SET PROBLEM: The records that follow are to be transcribed in full, without their images.

SUPPLIED MATERIAL:
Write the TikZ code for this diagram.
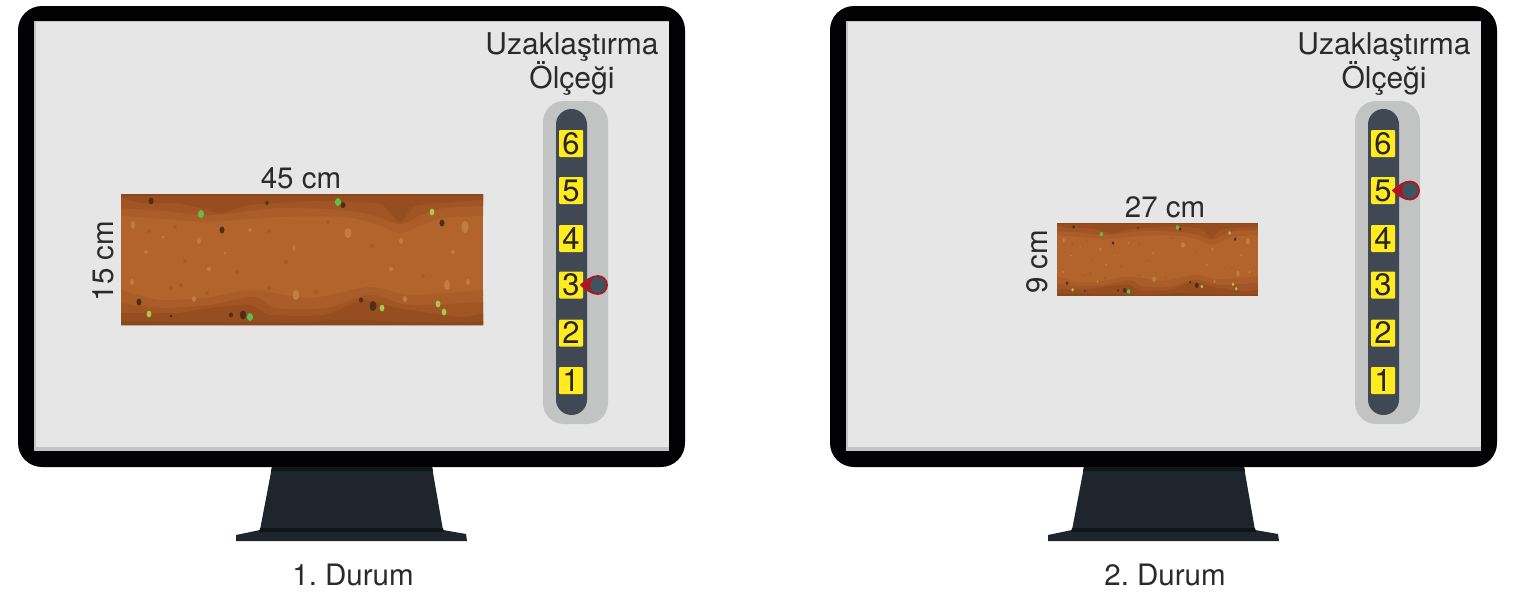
\documentclass[tikz,border=0pt]{standalone}
\usepackage{fontspec}
\setmainfont{TeX Gyre Heros}
\definecolor{soilA}{HTML}{B2642C}
\definecolor{soilB}{HTML}{AA5D28}
\definecolor{soilC}{HTML}{A15424}
\definecolor{soilD}{HTML}{964D1F}
\definecolor{soilE}{HTML}{8A481C}
\definecolor{pebble}{HTML}{4F2E14}
\definecolor{speckLight}{HTML}{BF7E45}
\definecolor{speckDark}{HTML}{A65B27}
\definecolor{leafA}{HTML}{5CC04A}
\definecolor{leafB}{HTML}{A8C850}
\definecolor{frameBlack}{HTML}{020204}
\definecolor{screenGrey}{HTML}{E6E6E6}
\definecolor{standDark}{HTML}{1E252C}
\definecolor{standEdge}{HTML}{10151A}
\definecolor{railOuter}{HTML}{C2C3C3}
\definecolor{railInner}{HTML}{404854}
\definecolor{markRed}{HTML}{B5141E}
\definecolor{markFill}{HTML}{3C5560}
\definecolor{numYellow}{HTML}{FFEB1E}
\definecolor{inkText}{HTML}{2A2A2A}
\tikzset{
  x=1pt,y=-1pt,
  label text/.style={text=inkText,font=\fontsize{29.5}{30}\selectfont,inner sep=0pt,anchor=base},
  head text/.style={label text,font=\fontsize{30}{30}\selectfont},
  number box/.style={fill=numYellow,rounded corners=1pt,minimum width=24pt,minimum height=27pt,
    inner sep=0pt,text=black!85,font=\fontsize{31}{31}\selectfont},
}
% The soil strip, drawn in its own 362 by 131 box
\newcommand{\soilstrip}{%
  \begin{scope}
    \clip (0,0) rectangle (362,131);
    \fill[soilA] (0,0) rectangle (362,131);
    % upper layers, deepest first
    \fill[soilB] plot[smooth,tension=.5] coordinates {(0,22) (45,25) (89,28) (156,23) (222,23) (255,30) (279,39) (300,31) (323,24) (362,22)} -- (362,0) -- (0,0) -- cycle;
    \fill[soilC] plot[smooth,tension=.5] coordinates {(0,14) (45,17) (89,21) (156,14) (222,16) (255,22) (279,30) (300,21) (323,14) (362,12)} -- (362,0) -- (0,0) -- cycle;
    \fill[soilD] plot[smooth,tension=.4] coordinates {(0,4) (22,9) (56,9) (80,14) (100,19) (129,11) (190,7) (256,9) (268,18) (279,28) (288,18) (298,11) (362,6)} -- (362,0) -- (0,0) -- cycle;
    \fill[soilE] (0,0) rectangle (362,2);
    % lower layers
    \fill[soilB] plot[smooth,tension=.5] coordinates {(0,96) (39,106) (89,103) (132,96) (189,104) (249,93) (289,101) (362,96)} -- (362,131) -- (0,131) -- cycle;
    \fill[soilC] plot[smooth,tension=.5] coordinates {(0,109) (39,114) (89,111) (132,103) (155,114) (206,114) (249,101) (289,111) (362,108)} -- (362,131) -- (0,131) -- cycle;
    \fill[soilD] plot[smooth,tension=.4] coordinates {(0,119) (56,119) (89,114) (129,111) (149,121) (203,121) (242,106) (276,114) (340,123) (362,119)} -- (362,131) -- (0,131) -- cycle;
    \fill[soilE] plot[smooth,tension=.5] coordinates {(0,127) (100,128) (172,129) (223,126) (322,129) (362,127)} -- (362,131) -- (0,131) -- cycle;
    % pale and faint grains
    \foreach \px/\py/\rx/\ry in {12/31/2/4,78/47/2/3,129/36/1.5/2,173/54/1.5/3,227/39/3.5/5,280/47/2/3,344/33/3.5/6,25/58/2/1.5,104/59/1.5/1.5,88/75/2/2,270/75/2/2,332/58/2/2,11/88/2/3,73/105/2/3,175/101/3.5/5,284/105/2/3,326/91/3/5,347/88/2/3,42/43/1.5/1.5}
      \fill[speckLight] (\px,\py) ellipse [x radius=\rx,y radius=\ry];
    \foreach \px/\py in {54/33,28/37,148/37,207/28,251/52,64/67,165/68,116/78,302/82,50/94,60/91,86/99,148/94,195/98}
      \fill[speckDark] (\px,\py) circle [radius=2];
    % pebbles
    \foreach \px/\py/\rx/\ry in {30/7/2.5/3.5,146/9/1.6/2,222/11/2.5/3,101/36/2.5/3.5,321/29/2.5/3.5,18/108/2.5/3.5,50/122/1.5/1.5,110/121/2/2.5,122/121/3.2/4.5,240/106/2/2.5,252/112/3.4/5}
      \fill[pebble] (\px,\py) ellipse [x radius=\rx,y radius=\ry];
    % green shoots
    \foreach \px/\py in {217/8,80/20,129/123}
      \fill[leafA] (\px,\py) ellipse [x radius=3,y radius=4];
    \foreach \px/\py in {311/18,28/120,261/114,317/110,323/118}
      \fill[leafB] (\px,\py) ellipse [x radius=2.4,y radius=3.4];
  \end{scope}%
}
% One monitor: #1 prefix for node names, #2 sideways offset, #3 pointer lift
\newcommand{\monitorset}[3]{%
  \begin{scope}[xshift=#2pt]
    \fill[frameBlack,rounded corners=24pt] (18,6) rectangle (685,467);
    \fill[screenGrey!85!black] (34,21) rectangle (669,451);
    \fill[screenGrey] (36,22) rectangle (669,447);
    % stand
    \fill[standDark] (272,467) -- (432,467) -- (443,530) -- (466,534) -- (467,541) -- (236,541) -- (236,535) -- (260,530) -- cycle;
    \fill[standEdge] (272,467) -- (432,467) -- (433,471) -- (271,471) -- cycle;
    \fill[standEdge] (260,528) -- (443,528) -- (444,532) -- (259,532) -- cycle;
    % title of the dial
    \node[head text] (#1title) at (572,54) {Uzaklaştırma};
    \node[head text] (#1sub) at (572,88) {Ölçeği};
    % dial
    \fill[railOuter,rounded corners=21pt] (543,101) rectangle (608,424);
    \fill[railInner,rounded corners=15.4pt] (556,109) rectangle (587,415);
    \node[number box] (#1n6) at (571,143.5) {6};
    \node[number box] (#1n5) at (571,190.5) {5};
    \node[number box] (#1n4) at (571,238.5) {4};
    \node[number box] (#1n3) at (571,285) {3};
    \node[number box] (#1n2) at (571,333) {2};
    \node[number box] (#1n1) at (571,380.5) {1};
    % pointer on the dial
    \begin{scope}[yshift=#3pt]
      \filldraw[draw=markRed,fill=markFill,line width=1.8pt,line join=round]
        (581,285) .. controls (587,280) and (592,276) .. (598,276)
        .. controls (603,276) and (607,280) .. (607,285)
        .. controls (607,290) and (603,294) .. (598,294)
        .. controls (592,294) and (587,290) .. (581,285) -- cycle;
      \fill[markRed] (581,285) -- (592,279.5) -- (590,285) -- (592,290.5) -- cycle;
    \end{scope}
    \node[label text] (#1cap) at (353,585) {#1.\ Durum};
  \end{scope}%
}
\begin{document}
\begin{tikzpicture}
  \useasboundingbox (0,0) rectangle (1520,603);
  \fill[white] (0,0) rectangle (1520,603);
  \monitorset{1}{0}{0}
  \monitorset{2}{812}{94.5}
  % first strip and its sizes
  \begin{scope}[shift={(121,194)}]
    \soilstrip
  \end{scope}
  \node[label text] (widthA) at (301,188) {45 cm};
  \node[label text,rotate=90] (heightA) at (113,261) {15 cm};
  % second strip and its sizes
  \begin{scope}[shift={(1057,223)},xscale=0.555,yscale=0.557]
    \soilstrip
  \end{scope}
  \node[label text] (widthB) at (1165,217) {27 cm};
  \node[label text,rotate=90] (heightB) at (1047,262) {9 cm};
\end{tikzpicture}
\end{document}
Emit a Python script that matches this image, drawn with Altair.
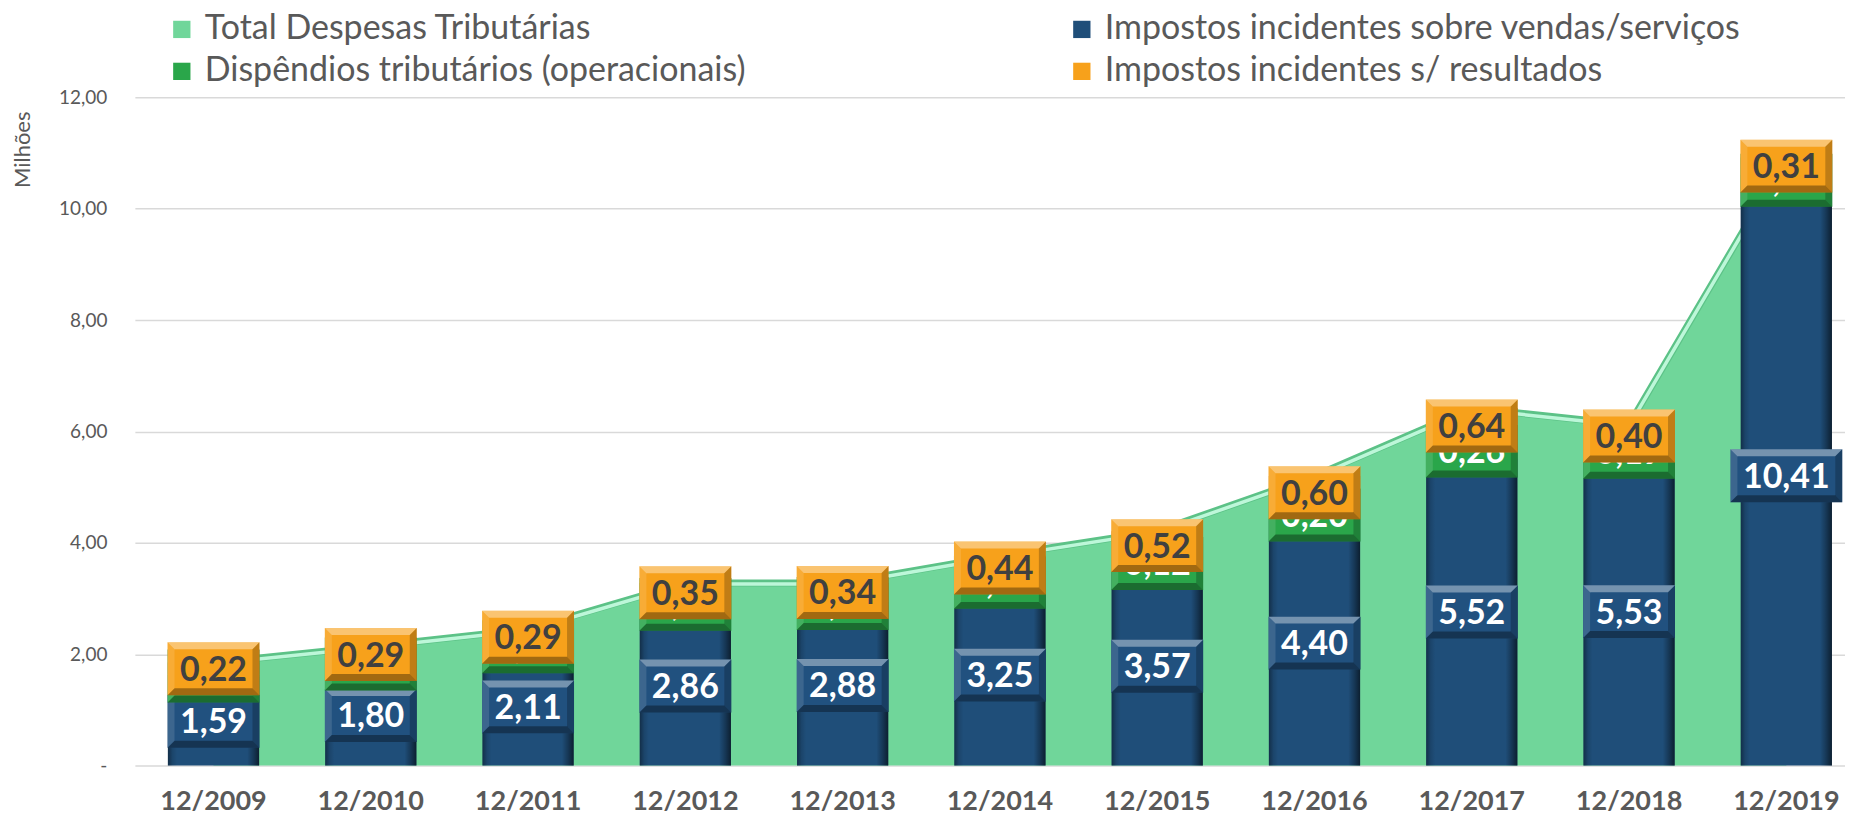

RESPONSE TO THIS EXERCISE:
Write the TikZ code for this diagram.
\documentclass[tikz,border=0pt]{standalone}
\usepackage{fontspec}
\setmainfont{TeX Gyre Heros}
\definecolor{soilA}{HTML}{B2642C}
\definecolor{soilB}{HTML}{AA5D28}
\definecolor{soilC}{HTML}{A15424}
\definecolor{soilD}{HTML}{964D1F}
\definecolor{soilE}{HTML}{8A481C}
\definecolor{pebble}{HTML}{4F2E14}
\definecolor{speckLight}{HTML}{BF7E45}
\definecolor{speckDark}{HTML}{A65B27}
\definecolor{leafA}{HTML}{5CC04A}
\definecolor{leafB}{HTML}{A8C850}
\definecolor{frameBlack}{HTML}{020204}
\definecolor{screenGrey}{HTML}{E6E6E6}
\definecolor{standDark}{HTML}{1E252C}
\definecolor{standEdge}{HTML}{10151A}
\definecolor{railOuter}{HTML}{C2C3C3}
\definecolor{railInner}{HTML}{404854}
\definecolor{markRed}{HTML}{B5141E}
\definecolor{markFill}{HTML}{3C5560}
\definecolor{numYellow}{HTML}{FFEB1E}
\definecolor{inkText}{HTML}{2A2A2A}
\tikzset{
  x=1pt,y=-1pt,
  label text/.style={text=inkText,font=\fontsize{29.5}{30}\selectfont,inner sep=0pt,anchor=base},
  head text/.style={label text,font=\fontsize{30}{30}\selectfont},
  number box/.style={fill=numYellow,rounded corners=1pt,minimum width=24pt,minimum height=27pt,
    inner sep=0pt,text=black!85,font=\fontsize{31}{31}\selectfont},
}
% The soil strip, drawn in its own 362 by 131 box
\newcommand{\soilstrip}{%
  \begin{scope}
    \clip (0,0) rectangle (362,131);
    \fill[soilA] (0,0) rectangle (362,131);
    % upper layers, deepest first
    \fill[soilB] plot[smooth,tension=.5] coordinates {(0,22) (45,25) (89,28) (156,23) (222,23) (255,30) (279,39) (300,31) (323,24) (362,22)} -- (362,0) -- (0,0) -- cycle;
    \fill[soilC] plot[smooth,tension=.5] coordinates {(0,14) (45,17) (89,21) (156,14) (222,16) (255,22) (279,30) (300,21) (323,14) (362,12)} -- (362,0) -- (0,0) -- cycle;
    \fill[soilD] plot[smooth,tension=.4] coordinates {(0,4) (22,9) (56,9) (80,14) (100,19) (129,11) (190,7) (256,9) (268,18) (279,28) (288,18) (298,11) (362,6)} -- (362,0) -- (0,0) -- cycle;
    \fill[soilE] (0,0) rectangle (362,2);
    % lower layers
    \fill[soilB] plot[smooth,tension=.5] coordinates {(0,96) (39,106) (89,103) (132,96) (189,104) (249,93) (289,101) (362,96)} -- (362,131) -- (0,131) -- cycle;
    \fill[soilC] plot[smooth,tension=.5] coordinates {(0,109) (39,114) (89,111) (132,103) (155,114) (206,114) (249,101) (289,111) (362,108)} -- (362,131) -- (0,131) -- cycle;
    \fill[soilD] plot[smooth,tension=.4] coordinates {(0,119) (56,119) (89,114) (129,111) (149,121) (203,121) (242,106) (276,114) (340,123) (362,119)} -- (362,131) -- (0,131) -- cycle;
    \fill[soilE] plot[smooth,tension=.5] coordinates {(0,127) (100,128) (172,129) (223,126) (322,129) (362,127)} -- (362,131) -- (0,131) -- cycle;
    % pale and faint grains
    \foreach \px/\py/\rx/\ry in {12/31/2/4,78/47/2/3,129/36/1.5/2,173/54/1.5/3,227/39/3.5/5,280/47/2/3,344/33/3.5/6,25/58/2/1.5,104/59/1.5/1.5,88/75/2/2,270/75/2/2,332/58/2/2,11/88/2/3,73/105/2/3,175/101/3.5/5,284/105/2/3,326/91/3/5,347/88/2/3,42/43/1.5/1.5}
      \fill[speckLight] (\px,\py) ellipse [x radius=\rx,y radius=\ry];
    \foreach \px/\py in {54/33,28/37,148/37,207/28,251/52,64/67,165/68,116/78,302/82,50/94,60/91,86/99,148/94,195/98}
      \fill[speckDark] (\px,\py) circle [radius=2];
    % pebbles
    \foreach \px/\py/\rx/\ry in {30/7/2.5/3.5,146/9/1.6/2,222/11/2.5/3,101/36/2.5/3.5,321/29/2.5/3.5,18/108/2.5/3.5,50/122/1.5/1.5,110/121/2/2.5,122/121/3.2/4.5,240/106/2/2.5,252/112/3.4/5}
      \fill[pebble] (\px,\py) ellipse [x radius=\rx,y radius=\ry];
    % green shoots
    \foreach \px/\py in {217/8,80/20,129/123}
      \fill[leafA] (\px,\py) ellipse [x radius=3,y radius=4];
    \foreach \px/\py in {311/18,28/120,261/114,317/110,323/118}
      \fill[leafB] (\px,\py) ellipse [x radius=2.4,y radius=3.4];
  \end{scope}%
}
% One monitor: #1 prefix for node names, #2 sideways offset, #3 pointer lift
\newcommand{\monitorset}[3]{%
  \begin{scope}[xshift=#2pt]
    \fill[frameBlack,rounded corners=24pt] (18,6) rectangle (685,467);
    \fill[screenGrey!85!black] (34,21) rectangle (669,451);
    \fill[screenGrey] (36,22) rectangle (669,447);
    % stand
    \fill[standDark] (272,467) -- (432,467) -- (443,530) -- (466,534) -- (467,541) -- (236,541) -- (236,535) -- (260,530) -- cycle;
    \fill[standEdge] (272,467) -- (432,467) -- (433,471) -- (271,471) -- cycle;
    \fill[standEdge] (260,528) -- (443,528) -- (444,532) -- (259,532) -- cycle;
    % title of the dial
    \node[head text] (#1title) at (572,54) {Uzaklaştırma};
    \node[head text] (#1sub) at (572,88) {Ölçeği};
    % dial
    \fill[railOuter,rounded corners=21pt] (543,101) rectangle (608,424);
    \fill[railInner,rounded corners=15.4pt] (556,109) rectangle (587,415);
    \node[number box] (#1n6) at (571,143.5) {6};
    \node[number box] (#1n5) at (571,190.5) {5};
    \node[number box] (#1n4) at (571,238.5) {4};
    \node[number box] (#1n3) at (571,285) {3};
    \node[number box] (#1n2) at (571,333) {2};
    \node[number box] (#1n1) at (571,380.5) {1};
    % pointer on the dial
    \begin{scope}[yshift=#3pt]
      \filldraw[draw=markRed,fill=markFill,line width=1.8pt,line join=round]
        (581,285) .. controls (587,280) and (592,276) .. (598,276)
        .. controls (603,276) and (607,280) .. (607,285)
        .. controls (607,290) and (603,294) .. (598,294)
        .. controls (592,294) and (587,290) .. (581,285) -- cycle;
      \fill[markRed] (581,285) -- (592,279.5) -- (590,285) -- (592,290.5) -- cycle;
    \end{scope}
    \node[label text] (#1cap) at (353,585) {#1.\ Durum};
  \end{scope}%
}
\begin{document}
\begin{tikzpicture}
  \useasboundingbox (0,0) rectangle (1520,603);
  \fill[white] (0,0) rectangle (1520,603);
  \monitorset{1}{0}{0}
  \monitorset{2}{812}{94.5}
  % first strip and its sizes
  \begin{scope}[shift={(121,194)}]
    \soilstrip
  \end{scope}
  \node[label text] (widthA) at (301,188) {45 cm};
  \node[label text,rotate=90] (heightA) at (113,261) {15 cm};
  % second strip and its sizes
  \begin{scope}[shift={(1057,223)},xscale=0.555,yscale=0.557]
    \soilstrip
  \end{scope}
  \node[label text] (widthB) at (1165,217) {27 cm};
  \node[label text,rotate=90] (heightB) at (1047,262) {9 cm};
\end{tikzpicture}
\end{document}
Emit a Python script that matches this image, drawn with Altair.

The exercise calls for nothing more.